Bond yields hit an 18-month intra-day on Tuesday even as the rupee weakened against the dollar primarily due to crude oil prices shooting up. Expectations of liquidity normalisation measures in the upcoming Monetary Policy statement also played on the financial market sentiments.

The yield on the 10-year government bond rose to 6.27 per cent in intra-day trade compared to Monday’s 6.24 per cent, before closing the day at 6.26 per cent.

The rupee fell 13 paise to its weakest closing since August 11 at 74.44 against the dollar.

Oil at 3-year high

“With oil prices at a three-year high, a weak rupee adds to the inflationary risk. The market is fearing that the RBI will announce liquidity normalisation measures on Friday and that is pushing yields higher,” said Anindya Banerjee, DVP, Currency Derivatives and Interest Rate Derivatives at Kotak Securities.

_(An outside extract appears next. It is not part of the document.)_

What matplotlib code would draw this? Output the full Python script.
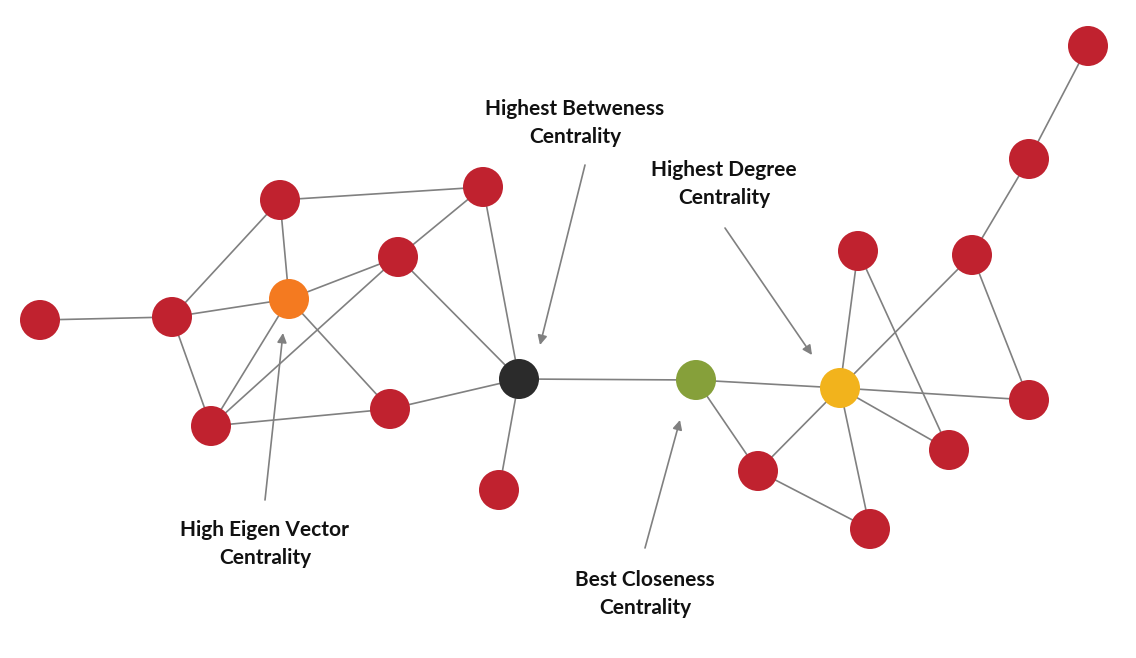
import matplotlib.pyplot as plt

# node positions (pixel space of the diagram, y downwards)
nodes = {
    "A": (40, 320), "B": (172, 317), "C": (280, 200), "D": (289, 299),
    "E": (211, 426), "F": (390, 409), "G": (398, 257), "H": (483, 187),
    "I": (519, 379), "J": (499, 490), "K": (696, 380), "L": (758, 471),
    "M": (870, 529), "N": (840, 388), "O": (858, 251), "P": (972, 255),
    "Q": (1029, 159), "R": (1088, 46), "S": (1029, 400), "T": (949, 450),
}
edges = [("A", "B"), ("B", "C"), ("B", "D"), ("B", "E"), ("C", "D"), ("C", "H"),
         ("D", "G"), ("D", "E"), ("D", "F"), ("E", "G"), ("E", "F"), ("G", "I"),
         ("H", "G"), ("H", "I"), ("F", "I"), ("I", "J"), ("I", "K"), ("K", "N"),
         ("K", "L"), ("L", "N"), ("L", "M"), ("N", "O"), ("N", "P"), ("N", "S"),
         ("N", "T"), ("N", "M"), ("O", "T"), ("P", "S"), ("P", "Q"), ("Q", "R")]
special = {"D": "#F47A20", "I": "#2B2B2B", "K": "#86A03A", "N": "#F2B31C"}
red = "#C0222F"

labels = [
    ("Highest Betweness\nCentrality", (575, 123), (585, 165), (540, 345)),
    ("Highest Degree\nCentrality", (724, 184), (725, 228), (812, 355)),
    ("High Eigen Vector\nCentrality", (265, 544), (265, 500), (283, 333)),
    ("Best Closeness\nCentrality", (645, 594), (645, 548), (680, 420)),
]

fig = plt.figure(figsize=(11.36, 6.58), dpi=100)
ax = fig.add_axes([0, 0, 1, 1])
ax.set_xlim(0, 1136)
ax.set_ylim(658, 0)
ax.axis("off")

for a, b in edges:
    (x1, y1), (x2, y2) = nodes[a], nodes[b]
    ax.plot([x1, x2], [y1, y2], color="#808080", lw=1.2, zorder=1)

xs = [p[0] for p in nodes.values()]
ys = [p[1] for p in nodes.values()]
cols = [special.get(k, red) for k in nodes]
ax.scatter(xs, ys, s=830, c=cols, zorder=2, linewidths=0)

for text, tpos, start, end in labels:
    ax.text(*tpos, text, ha="center", va="center", fontsize=15,
            fontweight="bold", family="Lato", linespacing=1.45, color="#111111")
    ax.annotate("", xy=end, xytext=start,
                arrowprops=dict(arrowstyle="-|>", color="#808080", lw=1.2,
                                mutation_scale=14, shrinkA=0, shrinkB=0))

fig.savefig("out.png", dpi=100)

Brent crude futures, the global oil benchmark, advanced 0.54 per cent to $81.70 a barrel.

“The rupee has been feeling the pricks of a soaring trade deficit, a steady dollar rebound, and seven-year high moving crude oil prices. OPEC+ decided to continue with its planned 400,000 bpd output increase, despite pressure from countries to add more oil to stabilise prices thereby hurting oil-importing nations. Fears of further defaults by Evergrande are dragging the risk-off sentiment and continue to underpin the dollar rebound, thereby putting USD-INR pair under pressure,” said Amit Pabari, Managing Director, CR Forex.

Monetary Policy signals

“With the economy getting back on track and inflation rising, the market is awaiting a further signal from the Monetary Policy on liquidity normalisation and it is expected that rates will rise. Despite a better-than-expected auction calendar and rating upgrade by Moody’s, the market is likely to await a further signal from the RBI. There are also concerns over commodity prices,” said Alok Singh, Chief Investment Officer, BOI AXA Mutual Fund

Care Ratings noted that the policy comes in the backdrop of an uneven improvement in the domestic economic conditions but there is the looming spectre of rising global commodity prices that portends a surge in domestic inflation. “The rise in bond yields, subdued credit offtake, and ample liquidity in the banking system are other aspects that the MPC must contend with and address,” it noted.